Sono almeno 17 le vittime della sparatoria messa in atto dal liceo Marjory Stoneman Douglas di Parkland, in Florida, da un ex studente, armato fino ai denti. Numerosi anche i feriti.

Secondo una prima ricostruzione, il giovane, Nikolas Cruz, 19 anni, ha fatto irruzione nell'istituto (che ospita fino a tremila allievi) imbracciando un fucile automatico.

Una volta all'interno ha attivato l'allarme anti-incendio e atteso che gli studenti si radunassero nell'atrio. Quindi ha iniziato a fare fuoco.

Il killer, hanno raccontato testimoni, indossava una maschera anti-gas e aveva con sé anche granate fumogene.

Quindi, dopo il massacro (già ribattezzato come la "strage di San Valentino"), mentre le forze dell'ordine circondavano in massa l'edificio, il 19enne si è confuso con i coetanei, che nel panico si sono riversati fuori con le braccia alzate o in fila indiana oppure si sono nascosti nelle aule, aiutati dai professori, in cerca di scampo.
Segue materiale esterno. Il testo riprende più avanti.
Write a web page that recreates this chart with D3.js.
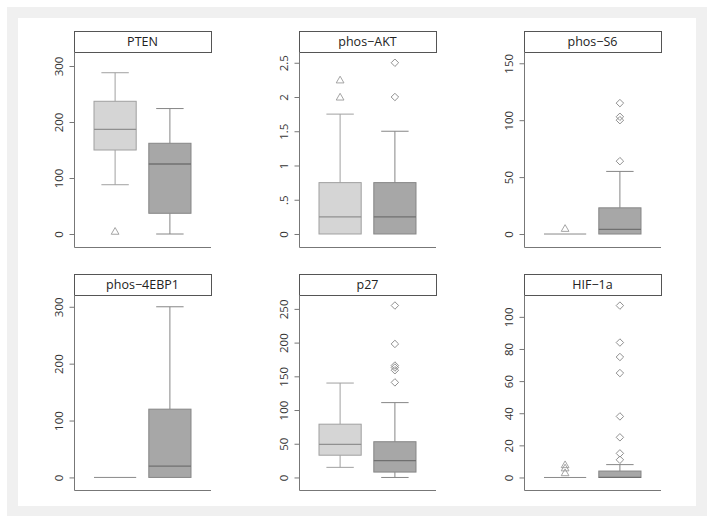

La polizia è però riuscita a rintracciarlo e a metterlo in manette.

Non è chiaro cosa abbia innescato la follia omicida. Cruz al momento viene solo descritto come uno studente "con numerosi problemi", appassionato di armi e frequentatore di siti per il confezionamento di ordigni. Altro particolare: era stato espulso dal liceo. La sua, quindi, potrebbe essere stata una vendetta.

Di certo c'è che questa ennesima carneficina rinfocola il dibattito - e le polemiche - sull'accesso facile alle armi negli Stati Uniti.

Armi che molto - troppo - spesso - sono impiegate per versare sangue nelle scuole.

Sembra esserne consapevole anche il presidente Donald Trump, che su Twitter ha commentato: "Nessun ragazzo o professore o nessun altro dovrebbe sentirsi insicuro all'interno di una scuola americana".

Così purtroppo non è stato per gli studenti di Parkland.